Compare with the entry in the OED:

"A metallic element, obtained from zircon as a black powder or as a greyish crystalline substance. Symbol Zr."

Now have a look at this rewrite:

Zirconium is a lustrous, grey-white, strong transition metal that closely resembles hafnium and, to a lesser extent, titanium. Its name is taken from the name of the mineral zircon (the word is related to Persian zargun (zircon;zar-gun, "gold-like" or "as gold")), the most important source of zirconium.[2] It is mainly used as a refractory and opacifier, although small amounts are used as an alloying agent for its strong resistance to corrosion. It forms a variety of inorganic and organometallic compounds such as zirconium dioxide and zirconocene dichloride, respectively. Zirconium is the 40th member of the periodic table of chemical elements, and is denoted by the symbol Zr.

Which option is more friendly for the general reader? Sandbh (talk) 00:03, 2 March 2019 (UTC)

For starters, we could write the symbol as "Zirconium (Zr)". Does this improve friendly reading? Ans: is it correct (bold it)? -DePiep (talk) 11:34, 2 March 2019 (UTC)
My initial reaction was not positive, but it has grown on me. I still think the atomic number should figure a bit more prominently. What about moving some or all of the last sentence closer to the front, like this:
Zirconium (Zr) is a lustrous, grey-white, strong transition metal that closely resembles hafnium and, to a lesser extent, titanium. It is the 40th member of the periodic table of chemical elements.
Zirconium (Zr) is a lustrous, grey-white, strong transition metal that closely resembles hafnium and, to a lesser extent, titanium. It the chemical element with atomic number 40.
But if I give it a while longer, the idea of having the standardized, same-format-for-all-elements sentence at the end of the lede paragraph may also grow on me. YBG (talk) 19:28, 2 March 2019 (UTC)
I can support going to the "Zirconium (Zr)" opening (still wondering if the symbol should be bold). Moving the atomic number further away from opening (as YBG illustrated) is positive, because it allows for opening with a strong, readible sentence, highlighting main properties and reducing jargon & code. I reject this idea: "Zirconium (Zr, atomic number 40)", because too much bracketed text (glad we got rid of the pronuncation soup there). Still, the notion "chemical element" (as opposed to compound) is required, and in top. Comes to mind that the link chemical element is not in the infobox?!
For the same reason 'don't clutter the sentence', I'd say do not bold the symbol. -DePiep (talk) 11:07, 13 March 2019 (UTC)

-DePiep (talk) 11:07, 13 March 2019 (UTC)

In the infobox, we change the sectionheader into "In the periodic table of chemical elements" (2 lines in header?). -DePiep (talk) 12:12, 13 March 2019 (UTC)

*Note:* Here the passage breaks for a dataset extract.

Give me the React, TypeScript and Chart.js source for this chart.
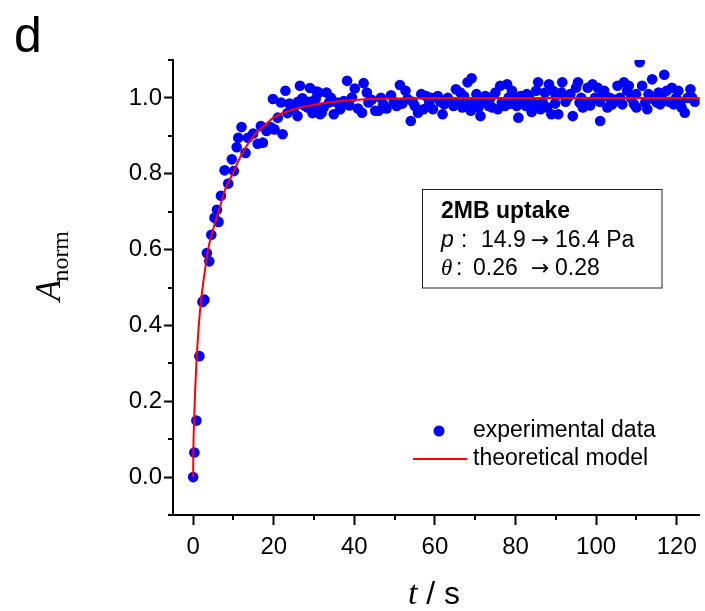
import React, { useEffect, useRef } from "react";
import { Chart, registerables } from "chart.js";

Chart.register(...registerables);

// ---------- data ----------
const expTime = [
  0, 0.3, 0.8, 1.55, 2.3, 2.8, 3.4, 4.0, 4.5, 5.3, 5.9, 6.3, 6.9, 7.8, 8.7, 9.6, 10.1, 10.8, 11.2, 12.0,
  13.0, 13.6, 14.9, 16.0, 16.8, 17.3, 18.2, 19.2, 19.8, 20.2, 21.0, 21.8, 22.2, 22.9, 23.9, 24.9, 25.9,
  26.5, 27.1, 28.4, 29.0, 30.0, 30.4, 30.7, 31.2, 31.5, 31.9, 33.1, 33.7, 34.9, 35.7, 37.4, 38.2, 39.4,
  40.1, 40.9, 41.9, 42.3, 43.1, 43.5, 45.2, 46.0, 47.2, 49.1, 50.5, 51.3, 52.7, 53.2, 54.0, 55.0, 55.8,
  56.6, 57.8, 58.6, 59.5, 60.7, 61.9, 62.3, 64.0, 64.6, 65.2, 66.3, 66.8, 67.6, 68.1, 68.9, 69.1, 70.3,
  71.3, 72.5, 73.4, 74.2, 75.0, 76.2, 76.6, 77.4, 77.9, 78.3, 79.1, 80.3, 80.7, 81.3, 82.6, 82.8, 84.0,
  85.1, 85.6, 86.2, 87.3, 88.3, 88.9, 89.3, 90.0, 90.6, 91.4, 91.6, 93.0, 94.2, 95.0, 95.5, 95.9, 96.7,
  97.9, 99.1, 100.4, 101.0, 102.0, 102.8, 104.0, 105.3, 106.5, 106.9, 107.7, 108.1, 109.4, 110.0, 110.8,
  111.4, 112.2, 113.0, 113.9, 115.1, 115.5, 115.9, 116.9, 117.5, 118.8, 119.2, 120.4, 121.2, 122.0,
  123.4, 123.8,
  // points hidden in the dense band
  23.4, 26.0, 27.6, 28.8, 29.6, 32.4, 34.2, 36.5, 38.8, 44.3, 46.6, 48.0, 49.8, 51.9, 54.5, 57.2, 59.0,
  61.3, 63.2, 65.8, 67.2, 69.6, 70.8, 71.9, 73.8, 75.6, 78.8, 79.7, 81.9, 83.4, 84.6, 86.7, 87.8, 89.8,
  92.4, 93.6, 96.3, 97.3, 98.5, 99.7, 100.9, 101.5, 103.4, 104.7, 105.9, 108.7, 109.9, 112.7, 114.5,
  116.3, 118.1, 119.8, 120.9, 122.7, 124.5,
];
const expValue = [
  0.0, 0.065, 0.149, 0.319, 0.462, 0.468, 0.591, 0.569, 0.639, 0.684, 0.705, 0.673, 0.742, 0.809, 0.774,
  0.838, 0.807, 0.87, 0.895, 0.923, 0.855, 0.895, 0.906, 0.879, 0.926, 0.882, 0.913, 0.923, 0.997, 0.917,
  0.948, 0.988, 0.904, 1.019, 0.985, 0.97, 0.952, 1.032, 0.999, 0.975, 1.026, 0.979, 0.997, 1.017, 1.014,
  0.957, 0.961, 1.014, 0.988, 0.957, 0.988, 0.992, 1.045, 1.001, 1.025, 0.972, 0.961, 1.039, 1.014, 0.988,
  0.966, 0.966, 0.983, 1.007, 0.979, 1.034, 1.019, 0.997, 0.939, 0.979, 0.961, 1.01, 1.005, 0.988, 0.97,
  1.005, 0.957, 0.983, 0.988, 0.979, 1.023, 1.014, 0.975, 0.988, 1.041, 0.966, 1.052, 1.01, 0.952, 1.005,
  0.979, 0.975, 1.014, 1.032, 0.988, 0.979, 1.036, 1.001, 1.019, 0.979, 0.948, 1.005, 0.979, 1.01, 0.963,
  1.019, 1.041, 0.97, 1.014, 1.036, 0.957, 1.019, 1.005, 0.957, 1.014, 1.041, 1.001, 0.952, 1.027, 1.041,
  0.988, 0.975, 1.027, 1.036, 1.027, 0.939, 1.019, 0.975, 0.983, 1.032, 0.983, 1.041, 1.019, 1.032, 0.983,
  0.975, 1.094, 1.032, 0.988, 1.01, 1.049, 0.988, 1.014, 0.983, 1.061, 1.019, 1.027, 0.983, 1.019, 0.975,
  0.961, 1.023, 1.001,
  0.96, 0.99, 0.98, 0.99, 0.96, 0.975, 1.0, 0.97, 0.98, 0.995, 1.0, 0.972, 0.99, 0.985, 0.99, 0.97, 1.0,
  0.99, 1.0, 0.99, 1.005, 0.99, 0.975, 0.99, 1.0, 0.97, 0.985, 1.0, 0.99, 1.0, 0.985, 0.99, 0.975, 0.985,
  0.99, 1.01, 1.0, 0.99, 0.98, 1.0, 0.99, 1.005, 1.0, 0.995, 1.0, 1.0, 1.01, 0.97, 0.995,
  1.0, 0.99, 1.0, 0.99, 1.0, 0.99,
];

const modelTime = [0, 0.05, 0.15, 0.3, 0.5, 0.8, 1.4, 2.0, 2.6, 3.7, 5.0, 6.3, 8.0, 9.8, 12.0, 15.0, 17.5, 20.2, 25.1, 31.7, 38, 45, 55, 70, 126];
const modelValue = [0, 0.07, 0.12, 0.17, 0.23, 0.3, 0.4, 0.47, 0.52, 0.6, 0.655, 0.7, 0.76, 0.8, 0.85, 0.9, 0.925, 0.95, 0.97, 0.985, 0.993, 0.997, 0.999, 1.0, 1.0];

const xTicks = [0, 20, 40, 60, 80, 100, 120];
const xMinorTicks = [10, 30, 50, 70, 90, 110];
const yTicks = [0, 0.2, 0.4, 0.6, 0.8, 1.0];
const yMinorTicks = [-0.1, 0.1, 0.3, 0.5, 0.7, 0.9, 1.1];

const seriesLabels = ["experimental data", "theoretical model"];
const panelLabel = "d";
const boxTitle = "2MB uptake";
const pLine = ["p", ":", "14.9", "\u2192", "16.4 Pa"];
const thetaLine = ["\u03B8", ":", "0.26", "\u2192", "0.28"];

const SANS = '"Liberation Sans", Arial, Helvetica, sans-serif';
const SERIF = '"Liberation Serif", "Times New Roman", serif';
const ARROW = '"DejaVu Sans", sans-serif';
const BLUE = "#0000FF";
const RED = "#FF0000";

const decorPlugin = {
  id: "decor",
  afterDraw(chart: any) {
    const ctx = chart.ctx as CanvasRenderingContext2D;
    const xs = chart.scales.x;
    const ys = chart.scales.y;
    const area = chart.chartArea;
    ctx.save();
    // minor ticks
    ctx.strokeStyle = "#000";
    ctx.lineWidth = 2;
    ctx.beginPath();
    for (const v of xMinorTicks) {
      const px = Math.round(xs.getPixelForValue(v));
      ctx.moveTo(px, area.bottom);
      ctx.lineTo(px, area.bottom + 5);
    }
    for (const v of yMinorTicks) {
      const py = Math.round(ys.getPixelForValue(v));
      ctx.moveTo(area.left - 5, py);
      ctx.lineTo(area.left, py);
    }
    ctx.stroke();

    ctx.fillStyle = "#000";
    // panel label
    ctx.textAlign = "left";
    ctx.textBaseline = "alphabetic";
    ctx.font = `50px ${SANS}`;
    ctx.fillText(panelLabel, 14, 52);

    // y title  A_norm (rotated)
    ctx.save();
    ctx.translate(60, 301);
    ctx.rotate(-Math.PI / 2);
    ctx.font = `italic 35px ${SERIF}`;
    ctx.fillText("A", 0, 0);
    const aw = ctx.measureText("A").width;
    ctx.font = `24px ${SERIF}`;
    ctx.fillText("norm", aw - 2, 8);
    ctx.restore();

    // x title  t / s
    ctx.font = `italic 34px ${SERIF}`;
    ctx.fillText("t", 408, 604);
    const tw = ctx.measureText("t").width;
    ctx.font = `32px ${SANS}`;
    ctx.fillText(" / s", 408 + tw, 604);

    // info box
    ctx.lineWidth = 1;
    ctx.strokeStyle = "#222";
    ctx.strokeRect(422.5, 189.5, 239.5, 98.5);
    ctx.textBaseline = "middle";
    ctx.font = `bold 23px ${SANS}`;
    ctx.fillText(boxTitle, 441, 212);
    const pX = [441, 461, 481, 531, 555];
    pLine.forEach((s, i) => {
      ctx.font = i === 0 ? `italic 23px ${SANS}` : i === 3 ? `22px ${ARROW}` : `23px ${SANS}`;
      ctx.fillText(s, pX[i], 241);
    });
    const tX = [441, 456, 473, 531, 555];
    thetaLine.forEach((s, i) => {
      ctx.font = i === 0 ? `italic 23px ${SERIF}` : i === 3 ? `22px ${ARROW}` : `23px ${SANS}`;
      ctx.fillText(s, tX[i], 269);
    });

    // legend
    ctx.fillStyle = BLUE;
    ctx.beginPath();
    ctx.arc(439, 431, 5.5, 0, Math.PI * 2);
    ctx.fill();
    ctx.strokeStyle = RED;
    ctx.lineWidth = 2;
    ctx.beginPath();
    ctx.moveTo(413, 459);
    ctx.lineTo(467, 459);
    ctx.stroke();
    ctx.fillStyle = "#000";
    ctx.font = `23px ${SANS}`;
    ctx.fillText(seriesLabels[0], 473, 431);
    ctx.fillText(seriesLabels[1], 473, 459);
    ctx.restore();
  },
};

export default function App() {
  const ref = useRef<HTMLCanvasElement | null>(null);
  useEffect(() => {
    document.body.style.overflow = "hidden";
    const canvas = ref.current!;
    const chart = new Chart(canvas, {
      type: "scatter",
      data: {
        datasets: [
          {
            type: "line",
            label: seriesLabels[1],
            data: modelTime.map((t, i) => ({ x: t, y: modelValue[i] })),
            borderColor: RED,
            borderWidth: 2,
            pointRadius: 0,
            showLine: true,
            fill: false,
            cubicInterpolationMode: "monotone",
            order: 0,
          } as any,
          {
            type: "scatter",
            label: seriesLabels[0],
            data: expTime.map((t, i) => ({ x: t, y: expValue[i] })),
            backgroundColor: BLUE,
            borderColor: BLUE,
            borderWidth: 0,
            pointRadius: 5.3,
            pointHoverRadius: 5.3,
            order: 1,
          } as any,
        ],
      },
      options: {
        animation: false,
        responsive: false,
        events: [],
        layout: { padding: { top: 60, right: 0, left: 0, bottom: 0 } },
        plugins: { legend: { display: false }, tooltip: { enabled: false } },
        scales: {
          x: {
            type: "linear",
            min: -5,
            max: 125.7,
            afterBuildTicks: (s: any) => {
              s.ticks = xTicks.map((v) => ({ value: v }));
            },
            afterFit: (s: any) => {
              s.height = 96;
            },
            ticks: {
              color: "#000",
              font: { family: SANS, size: 24 },
              padding: 8,
              maxRotation: 0,
              autoSkip: false,
              callback: (v: any) => String(v),
            },
            grid: {
              drawOnChartArea: false,
              drawTicks: true,
              tickLength: 10,
              tickWidth: 2,
              tickColor: "#000",
            },
            border: { display: true, color: "#000", width: 2 },
          },
          y: {
            type: "linear",
            min: -0.1,
            max: 1.1,
            afterBuildTicks: (s: any) => {
              s.ticks = yTicks.map((v) => ({ value: v }));
            },
            afterFit: (s: any) => {
              s.width = 173;
            },
            ticks: {
              color: "#000",
              font: { family: SANS, size: 24 },
              padding: 2,
              autoSkip: false,
              callback: (v: any) => Number(v).toFixed(1),
            },
            grid: {
              drawOnChartArea: false,
              drawTicks: true,
              tickLength: 9,
              tickWidth: 2,
              tickColor: "#000",
            },
            border: { display: true, color: "#000", width: 2 },
          },
        },
      } as any,
      plugins: [decorPlugin],
    });
    return () => chart.destroy();
  }, []);
  return (
    <div style={{ position: "fixed", left: 0, top: 0, width: 705, height: 611, background: "#fff" }}>
      <canvas ref={ref} width={705} height={611} style={{ display: "block" }} />
    </div>
  );
}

  1. ^ Harper, Douglas. "zircon". Online Etymology Dictionary.
  2. ^ Harper, Douglas. "zircon". Online Etymology Dictionary.

Proposal, concept[edit]

I want to develop a proposal. Here are my suggestions (numbers per 100, no further meaning):

100. "Zirconium (Zr)" -- Article opens with name in bold, then symbol in brackets, not bolded.
200. Opening sentence: Free. It best be strong, catching, well-written, highlighting the element (not: ...?). Readability.
300. "chemical element": this clarification is required in the opening sentence imo, because readers must be told this is not a compound (diff: water - gold - stone, somehow). So we need, like: "gold is a chemcal element". Can be/is this word+wikilink in the infobox?
400. Atomic number: I don't know. It's in the infobox. Need to mention this in opening section?


Q01: Reader's interest re gold, re seaborgium?
Q02: Differentiate this proposal per set, like: He is not Sg?
(A?: a more free first sentence can solve much of this).
-DePiep (talk) 21:49, 13 March 2019 (UTC)
TBH, we could decide on #100 right away, but the "sentence" and readibility is also relevant. IMO. -DePiep (talk) 21:53, 13 March 2019 (UTC)
OK then. I will propose and support the format being "Zirconium (Zr)". -DePiep (talk) 20:32, 30 March 2019 (UTC)

Atomic weight of radioactive elements[edit]

For elements without a stable isotope, is it okay to use the isotopic mass instead of the atomic number of the longest-lived isotope for calculating molar masses? Either way, which isotope should I use for technetium? (The two longest-lived isotopes have half-lives that are very close to each other.) Care to differ or discuss with me? The Nth User 23:41, 13 March 2019 (UTC)

Asking for a friend: see highly useful Template:Chem molar mass(edit talk links history) development. -DePiep (talk) 23:43, 13 March 2019 (UTC)
In a case where you have the actual element, you presumably know which isotope you have of it, so you use that to calculate the molar mass. By default I'd suggest using the most commonly produced isotope, in this case 99, even if it happens to not be the most stable. Double sharp (talk) 05:10, 8 April 2019 (UTC)

Mendeleev's "cubic" system[edit]

Mendeleev's 1869 periodic table
van den Broek's "cubic" periodic table, 1911

@R8R: could you please look up one of Mendeleev’s articles? The citation is Zhurnal Russkoe Fiziko-Khimicheskoe Obshchestvo, 1869, 1, 60–77. The article may be "On the correlation between the properties of the elements and their atomic weight".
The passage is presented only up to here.